Sunday, November 6, 2016

The Clock

We are there again; that day that we spend hours resetting clocks back an hour after Daylight Saving Time ends. It seems that we spend most of that hour we got back messing around with clocks.

The analog clocks are the easiest, and they all work the same. Just grab that knob on the back and crank until the time is right. Worst case scenario with them is that on most analog clocks, you can only crank forward so you must crank through 11 hours and heaven forbid that you crank too far because then you have to crank 12 more. Boom! Done!

The problem with the digital clocks is that each and every one has a different method and button selection to reset it. And to top that, none are intuitive. “Press the third button on the right while holding your tongue to your left cheek” will get you where you want to be on one clock when “Standing on your head, press and hold the left button until the hour digit is correct” sets the next one.

The radio controlled clocks are supposed to be the easiest. Supposedly they will set themselves off of the signal from the National Bureau of Standards atomic clock broadcast from Fort Collins Colorado on WWV. The only problem with that is that if you live in the Southeast part of the country, the signal from WWV is spotty and a little bit unreliable. So half the radio controlled clocks in the house made the change but the other half didn’t. To that point, I have three in my studio and two of them did not make the shift. One pair is less than a foot apart! Go figure.

Left: THE Clock Naturally, the clock that the most difficult to set is one that I have to set by hand. It is a radio controlled analog clock! You might ask why I mess with an analog clock. The answer is simple; when I give time on the air from the shows that I produce in the studio I want to be able to say “20 minutes until the hour” instead of “40 minutes past the hour.” All those years reading from the analog clocks on studio walls had trained me to be able to do that almost automatically. I still can’t do that from digital clocks as easily as I can read the hands on the clock on the upside of each hour.

So, in the next hour or so, I’ll pull this clock down off the wall, change the battery and then fiddle with it to get the time as close to the actual time as I can. The problem is the second hand. It resets to zero when your push the set button to advance the hour and minute hands and then starts ticking when you release but button. So the trick is to be able to time it to get the hour and minutes to align with the correct time at the exact second that the correct time starts the next minute. You can count on language that cannot be used on the air will be uttered before I get the second hand close enough for me to use and to where it will align off the radio signal the next time conditions are right for the clock to receive the signal from WWV.

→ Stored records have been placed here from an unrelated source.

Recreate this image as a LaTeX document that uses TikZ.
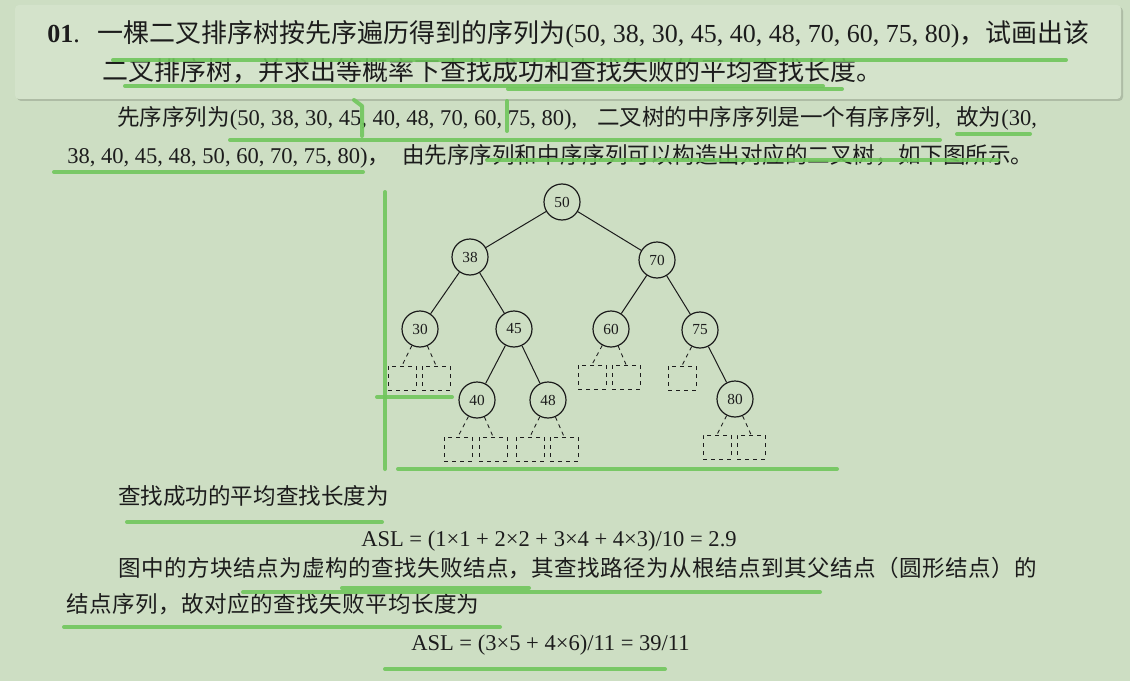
\documentclass[tikz,border=0pt]{standalone}
\usepackage{fontspec}
\setmainfont{Liberation Serif}
\newfontfamily\cjk{Noto Sans CJK SC}
\newfontfamily\cjkwide[LetterSpace=2]{Noto Sans CJK SC}
\usetikzlibrary{calc}
\definecolor{pagebg}{RGB}{205,222,195}
\definecolor{boxbg}{RGB}{212,227,203}
\definecolor{hlgreen}{RGB}{112,198,92}
\definecolor{ink}{RGB}{28,28,28}

\begin{document}
\begin{tikzpicture}[x=0.75pt, y=-0.75pt]
	\tikzstyle{keynode}=[circle, draw=ink, line width=0.9pt, minimum size=27pt, inner sep=0pt, font=\fontsize{11.5}{12}\selectfont, text=ink]
	\tikzstyle{failnode}=[rectangle, draw=ink, dashed, line width=0.65pt, minimum width=21pt, minimum height=18pt, inner sep=0pt]
	\tikzstyle{edge}=[draw=ink, line width=0.75pt]
	\tikzstyle{failedge}=[draw=ink, line width=0.65pt, dashed]
	\tikzstyle{headtxt}=[anchor=base west, inner sep=0pt, text=ink, font=\fontsize{19.5}{22}\selectfont]
	\tikzstyle{bodytxt}=[anchor=base west, inner sep=0pt, text=ink, font=\fontsize{16.9}{20}\selectfont]
	\tikzstyle{hilite}=[draw=hlgreen, line width=3pt, line cap=round, line join=round, opacity=0.9]
	\useasboundingbox (0,0) rectangle (1130,681);
	\fill[pagebg] (0,0) rectangle (1130,681);
	%Question box
	\fill[black, opacity=0.15, rounded corners=3pt] (17,7) rectangle (1123,101);
	\fill[boxbg, rounded corners=3pt] (15,5) rectangle (1121,99);
	\node[headtxt](qnum) at (47,43) {\textbf{01}.};
	\node[headtxt](q1) at (97,43) {{\cjk 一棵二叉排序树按先序遍历得到的序列为}(50, 38, 30, 45, 40, 48, 70, 60, 75, 80){\cjk ，试画出该}};
	\node[headtxt](q2) at (102,81) {\cjk 二叉排序树，并求出等概率下查找成功和查找失败的平均查找长度。};
	%Answer text
	\node[bodytxt](a1) at (117,126) {{\cjk 先序序列为}(50, 38, 30, 45, 40, 48, 70, 60, 75, 80),};
	\node[bodytxt](a2) at (597,126) {{\cjk 二叉树的中序序列是一个有序序列},};
	\node[bodytxt](a3) at (956,126) {{\cjk 故为}(30,};
	\node[bodytxt](a4) at (67,163) {38, 40, 45, 48, 50, 60, 70, 75, 80){\cjk ，}};
	\node[bodytxt](a5) at (402,163) {\cjk 由先序序列和中序序列可以构造出对应的二叉树，如下图所示。};
	%First Row
	\node[keynode](k50) at (562,202) {50};
	%Second Row
	\node[keynode](k38) at (470,257) {38};
	\node[keynode](k70) at (657,260) {70};
	%Third Row
	\node[keynode](k30) at (420,329) {30};
	\node[keynode](k45) at (514,329) {45};
	\node[keynode](k60) at (611,329) {60};
	\node[keynode](k75) at (700,330) {75};
	%Fourth Row
	\node[keynode](k40) at (477,400) {40};
	\node[keynode](k48) at (548,400) {48};
	\node[keynode](k80) at (735,399) {80};
	%Failure nodes
	\node[failnode](f30a) at ($(k30)+(-18,49)$) {};
	\node[failnode](f30b) at ($(k30)+(16,49)$) {};
	\node[failnode](f60a) at ($(k60)+(-19,48)$) {};
	\node[failnode](f60b) at ($(k60)+(15,48)$) {};
	\node[failnode](f75a) at ($(k75)+(-18,48)$) {};
	\node[failnode](f40a) at ($(k40)+(-19,49)$) {};
	\node[failnode](f40b) at ($(k40)+(16,49)$) {};
	\node[failnode](f48a) at ($(k48)+(-18,49)$) {};
	\node[failnode](f48b) at ($(k48)+(16,49)$) {};
	\node[failnode](f80a) at ($(k80)+(-18,48)$) {};
	\node[failnode](f80b) at ($(k80)+(16,48)$) {};
	%Edges
	\draw[edge] (k50) -- (k38);
	\draw[edge] (k50) -- (k70);
	\draw[edge] (k38) -- (k30);
	\draw[edge] (k38) -- (k45);
	\draw[edge] (k70) -- (k60);
	\draw[edge] (k70) -- (k75);
	\draw[edge] (k45) -- (k40);
	\draw[edge] (k45) -- (k48);
	\draw[edge] (k75) -- (k80);
	\draw[failedge] (k30) -- (f30a.north);
	\draw[failedge] (k30) -- (f30b.north);
	\draw[failedge] (k60) -- (f60a.north);
	\draw[failedge] (k60) -- (f60b.north);
	\draw[failedge] (k75) -- (f75a.north);
	\draw[failedge] (k40) -- (f40a.north);
	\draw[failedge] (k40) -- (f40b.north);
	\draw[failedge] (k48) -- (f48a.north);
	\draw[failedge] (k48) -- (f48b.north);
	\draw[failedge] (k80) -- (f80a.north);
	\draw[failedge] (k80) -- (f80b.north);
	%ASL text
	\node[bodytxt](s1) at (118,504) {\cjk 查找成功的平均查找长度为};
	\node[bodytxt](s2) at (361,546) {ASL = (1×1 + 2×2 + 3×4 + 4×3)/10 = 2.9};
	\node[bodytxt](s3) at (118,576) {\cjkwide 图中的方块结点为虚构的查找失败结点，其查找路径为从根结点到其父结点（圆形结点）的};
	\node[bodytxt](s4) at (66,612) {\cjkwide 结点序列，故对应的查找失败平均长度为};
	\node[bodytxt](s5) at (411,650) {ASL = (3×5 + 4×6)/11 = 39/11};
	%Green marks
	\draw[hilite] (113,60) -- (1066,60);
	\draw[hilite] (125,86) -- (823,86);
	\draw[hilite] (508,89) -- (842,89);
	\draw[hilite] (354,100) -- (362,106) -- (362,136);
	\draw[hilite] (507,101) -- (507,131);
	\draw[hilite] (230,140) -- (940,140);
	\draw[hilite] (957,134) -- (1030,134);
	\draw[hilite] (54,172) -- (363,172);
	\draw[hilite] (487,160) -- (998,160);
	\draw[hilite] (385,192) -- (385,469);
	\draw[hilite] (377,397) -- (452,397);
	\draw[hilite] (398,469) -- (837,469);
	\draw[hilite] (127,522) -- (382,522);
	\draw[hilite] (243,592) -- (820,592);
	\draw[hilite] (342,588) -- (529,588);
	\draw[hilite] (64,627) -- (500,627);
	\draw[hilite] (385,669) -- (665,669);
\end{tikzpicture}
\end{document}
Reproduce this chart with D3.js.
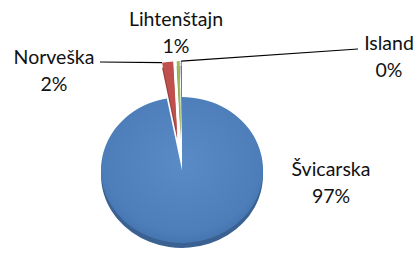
<!DOCTYPE html>
<html><head><meta charset="utf-8">
<script src="https://cdn.jsdelivr.net/npm/d3@7"></script>
<style>html,body{margin:0;padding:0;background:#fff}svg{display:block}</style>
</head><body>
<svg id="c" width="419" height="255"></svg>
<script>
const categories = ["Švicarska", "Norveška", "Lihtenštajn", "Island"];
const values = [97.0, 2.2, 0.6, 0.2];
const colors = ["#4F81BD", "#C0504D", "#9BBB59", "#8064A2"];
const sideColors = ["#3A6191", "#933B39", "#76903F", "#5F4A7B"];
const exploded = [0, 40, 40, 40];

const W = 419, H = 255;
const cx = 182, cy = 170, R = 81, tilt = 0.9, depth = 5;
// label anchors (text centre x, first line baseline y) and leader line start
const labelLayout = [
  {x: 331, y: 176, line: null},
  {x: 54,  y: 64,  line: [100, 62]},
  {x: 176, y: 26,  line: null},
  {x: 389, y: 50,  line: [358, 49]}
];

const svg = d3.select("#c");
const total = d3.sum(values);
const pie = d3.pie().sort(null).value(d => d);
const arcs = pie(values);
const arc = d3.arc().innerRadius(0).outerRadius(R);

function offset(a, k) {
  const m = (a.startAngle + a.endAngle) / 2;
  return [Math.sin(m) * exploded[k], -Math.cos(m) * exploded[k]];
}

const defs = svg.append("defs");
const grad = defs.append("radialGradient").attr("id", "g0")
  .attr("cx", "50%").attr("cy", "45%").attr("r", "60%");
grad.append("stop").attr("offset", "0%").attr("stop-color", "#5A8BC6");
grad.append("stop").attr("offset", "80%").attr("stop-color", "#4D7EBA");
grad.append("stop").attr("offset", "100%").attr("stop-color", "#416FA8");

// depth
const gSide = svg.append("g").attr("transform", `translate(${cx},${cy + depth}) scale(1,${tilt})`);
gSide.selectAll("path").data(arcs).join("path")
  .attr("transform", (d, i) => { const o = offset(d, i); return `translate(${o[0]},${o[1]})`; })
  .attr("d", arc).attr("fill", (d, i) => sideColors[i]);

const gTop = svg.append("g").attr("transform", `translate(${cx},${cy}) scale(1,${tilt})`);
gTop.selectAll("path").data(arcs).join("path")
  .attr("transform", (d, i) => { const o = offset(d, i); return `translate(${o[0]},${o[1]})`; })
  .attr("d", arc)
  .attr("fill", (d, i) => i === 0 ? "url(#g0)" : colors[i]);

// leader lines
function outerPoint(d, i, ang) {
  const o = offset(d, i);
  return [cx + o[0] + Math.sin(ang) * R, cy + (o[1] - Math.cos(ang) * R) * tilt];
}
arcs.forEach((d, i) => {
  const L = labelLayout[i];
  if (!L.line) return;
  const p = i === 1 ? outerPoint(d, i, d.startAngle) : outerPoint(d, i, (d.startAngle + d.endAngle) / 2);
  svg.append("line").attr("x1", L.line[0]).attr("y1", L.line[1])
    .attr("x2", p[0]).attr("y2", p[1]).attr("stroke", "#000").attr("stroke-width", 1.2);
});

// labels
const font = "Lato, 'Noto Sans', sans-serif";
arcs.forEach((d, i) => {
  const L = labelLayout[i];
  const t = svg.append("text").attr("x", L.x).attr("y", L.y)
    .attr("text-anchor", "middle").attr("font-family", font)
    .attr("font-size", 19.5).attr("fill", "#111");
  t.append("tspan").attr("x", L.x).text(categories[i]);
  t.append("tspan").attr("x", L.x).attr("dy", 27).text(Math.round(values[i] / total * 100) + "%");
});
</script>
</body></html>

Each time I go through the clock resetting period, my mind’s eye wanders back in time to those iconic Western Union Clocks that were connected by a telephone circuit to the US Naval Observatory. They were ubiquitous to almost every radio or television station in which I worked. There was red light just above the numeral 6 at the bottom of the clock that flashed each time the clock received the reset signal at the top of the hour. None of the clocks that I ever worked with were very accurate, but they were extremely stable. For example, I knew that the clock in the control room at WCOS was 2 seconds fast, the signal always came at 2 seconds past the hour, the light would flash and the second hand on the clock would snap to attention momentarily under the number 12. So it was easy to time out the record and the station ID and hit the network program at the top of the hour. At WCOS, there were not many network programs, so that kind of accuracy was not really necessary. I still practiced hitting the top of the hour because I knew that someday I would need to be able to do that.

The clock in the Master Control Room at WIS-TV was a second and a half slow. So each top of the hour at 1 and ½ seconds before the hour, I knew that we had to punch the network button on the switcher to pick up the time tone from NBC. That wasn’t too hard because each station break was 1 minute and 15 seconds long. There was time for one 60 second commercial (or two 30 second commercials) a 10 second promotional announcement and a five second station ID. I would always check the clock at the beginning of the station break to make sure that the clock was the usual second and a half slow. And, you know what, it never varied!

The most accurate Western Union Clock I ever used was the one at WIS-Radio. It was exactly one half second slow. When I was chief engineer there, I would help out the programming department by filling in on a weekend show every now and then when the regular weekend announcer was out. I could back time my last record of the hour to end at 5 seconds before the hour so I could announce “This is Radio 56, WIS Radio, Columbia, SC” while turning up the network channel on the audio board and have the NBC Time tone put the period on the sentence; that was as satisfying as walking up a record and hitting the post. Oh MY!